So what are the highlights from my trip? I'll include some photos to go with them, but I want to save most of my pics to show peeps in person, as that is the best way to share what I've done and seen.
1.) Working at a public health clinic in the rural town we were living in, administering Vit. A drops to infants and weighing them.
3.) Babies!! Deliveries and Pediatrics.......comforting and teaching mothers, holding children and giving them fruit snacks and coloring pages and crayons. We also did this at the community centre on Saturday mornings.
4.) The hikes we went on, especially the all-day ones into the remote mountains, accessible only by extreme 4x4ing.
5.) Pony trekking at our hosts' other guesthouse in Ramabanta. I've always loved horseback riding and had a lo of fun experiencing it in another culture, especially with my new adopted 'family' of nurses :) Meeting with the Sangoma, a Basotho traditional healer or 'medicine woman' was also a highlight of this weekend.
6.) Getting to know and having so much fun with the people I went on this trip with. We played lots of loud games of Dutch Blitz, watched movies, got excited about the delicious dinners and deserts we shared each night and traveled many miles in a cramped and bumpy hippie van for four weeks.
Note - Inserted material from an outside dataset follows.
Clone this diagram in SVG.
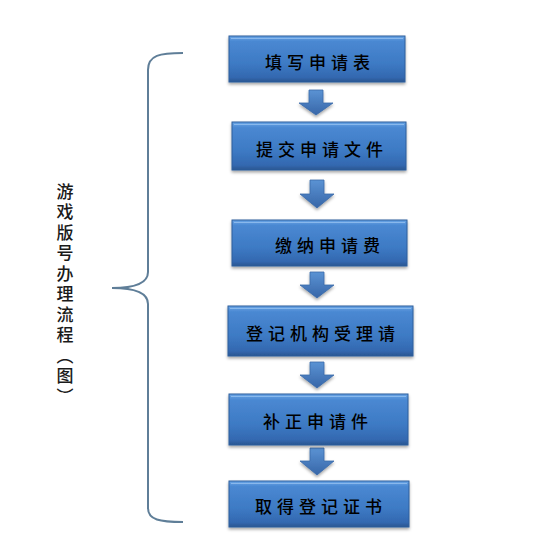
<svg xmlns="http://www.w3.org/2000/svg" width="534" height="541" viewBox="0 0 534 541">
<defs>
<linearGradient id="bx" x1="0" y1="0" x2="0" y2="1">
<stop offset="0" stop-color="#6aa5e6"/>
<stop offset="0.12" stop-color="#4a88d2"/>
<stop offset="0.6" stop-color="#3d7ac4"/>
<stop offset="0.9" stop-color="#3368b0"/>
<stop offset="1" stop-color="#2a5590"/>
</linearGradient>
<linearGradient id="ar" x1="0" y1="0" x2="0" y2="1">
<stop offset="0" stop-color="#5b93d4"/>
<stop offset="1" stop-color="#3766a8"/>
</linearGradient>
<filter id="sh" x="-10%" y="-20%" width="120%" height="150%">
<feDropShadow dx="0" dy="2" stdDeviation="1.5" flood-color="#000" flood-opacity="0.35"/>
</filter>
</defs>
<style>
.box{fill:url(#bx);stroke:#2f5f9c;stroke-width:1;filter:url(#sh)}
.hl{fill:none;stroke:#9cc6f2;stroke-width:1.2;opacity:0.7}
.lbl{font-family:"Noto Sans CJK SC","Noto Sans CJK JP",sans-serif;font-size:17px;font-weight:500;letter-spacing:5px;text-anchor:middle;dominant-baseline:central}
.arr{fill:url(#ar);stroke:#3a6aa8;stroke-width:0.8;filter:url(#sh)}
.brace{fill:none;stroke:#5f7e98;stroke-width:2}
.ttl{font-family:"Noto Sans CJK SC","Noto Sans CJK JP",sans-serif;font-size:17px;font-weight:500;fill:#1a1a1a;writing-mode:vertical-rl;letter-spacing:3.5px}
</style>
<rect width="534" height="541" fill="#ffffff"/>
<g id="connectors">
<path class="arr" d="M309,90 H323 V103 H333 L316,115 L299,103 H309 Z"/>
<path class="arr" d="M310,180 H324 V194 H334 L317,208 L300,194 H310 Z"/>
<path class="arr" d="M310,272 H324 V285 H334 L317,298 L300,285 H310 Z"/>
<path class="arr" d="M310,362 H324 V375 H334 L317,388 L300,375 H310 Z"/>
<path class="arr" d="M310,448 H324 V461 H334 L317,475 L300,461 H310 Z"/>
<path id="brace" class="brace" d="M183,53 C160,53 148,55 148,70 L148,272 C148,283 135,288 112,288 C135,288 148,293 148,304 L148,508 C148,520 160,522 183,522"/>
</g>
<g id="title">
<text class="ttl" x="65" y="183" fill="#1a1a1a">游戏版号办理流程（图）</text>
</g>
<g id="n1">
<rect class="box" x="229" y="36" width="176" height="46"/>
<path class="hl" d="M231,38.5 H403"/>
<text class="lbl" x="320" y="61" style="fill:#000000">填写申请表</text>
</g>
<g id="n2">
<rect class="box" x="232" y="122" width="174" height="48"/>
<path class="hl" d="M234,124.5 H404"/>
<text class="lbl" x="322" y="148" style="fill:#000000">提交申请文件</text>
</g>
<g id="n3">
<rect class="box" x="232" y="220" width="175" height="46"/>
<path class="hl" d="M234,222.5 H405"/>
<text class="lbl" x="330" y="244" style="fill:#000000">缴纳申请费</text>
</g>
<g id="n4">
<rect class="box" x="228" y="306" width="185" height="50"/>
<path class="hl" d="M230,308.5 H411"/>
<text class="lbl" x="323" y="332" style="fill:#000000">登记机构受理请</text>
</g>
<g id="n5">
<rect class="box" x="229" y="394" width="179" height="51"/>
<path class="hl" d="M231,396.5 H406"/>
<text class="lbl" x="318" y="420" style="fill:#000000">补正申请件</text>
</g>
<g id="n6">
<rect class="box" x="229" y="481" width="180" height="46"/>
<path class="hl" d="M231,483.5 H407"/>
<text class="lbl" x="321" y="505" style="fill:#000000">取得登记证书</text>
</g>
</svg>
7.) Kruger National Park in South Africa!! At the end of our practicum on our way out of Africa we spent three nights at this exotic resort and went on two full day game drives into the Park where we saw lots of the Big 5!!!
8.) Seeing so much of Africa...with all of the driving we did in Lesotho from community to community, as well as the driving in and out of Kruger in SA, we got to see and appreciate a nice bit of this huge continent and its diverse terrain that changed so often.
9.)Spending time at two schools, talking with students about each of our countries and ourselves. We all learned that while we come from different places and live in different situations, we are all still young people, students, doing our best where we are.
10.) Living amongst, learning about and interacting with the Basotho people. Seeing them work, travel, interact, live. When you can walk past a Basotho woman, smile and say 'Dumela, mae', and she smiles and replies with 'Dumela, aousi!' the feeling of belonging in their culture is so cool :)
And a few of my favorite things about Lesotho specifically?
Donkeys
Passion fruit
The people!!
Our home!
Kaylee :)
Pam :D
More of my own pics (the above ones are others, mine are not made pretty yet :) are soon to come!
Well done for starters. Thank you daughter Louise. See you on the 11th. TITE LINES!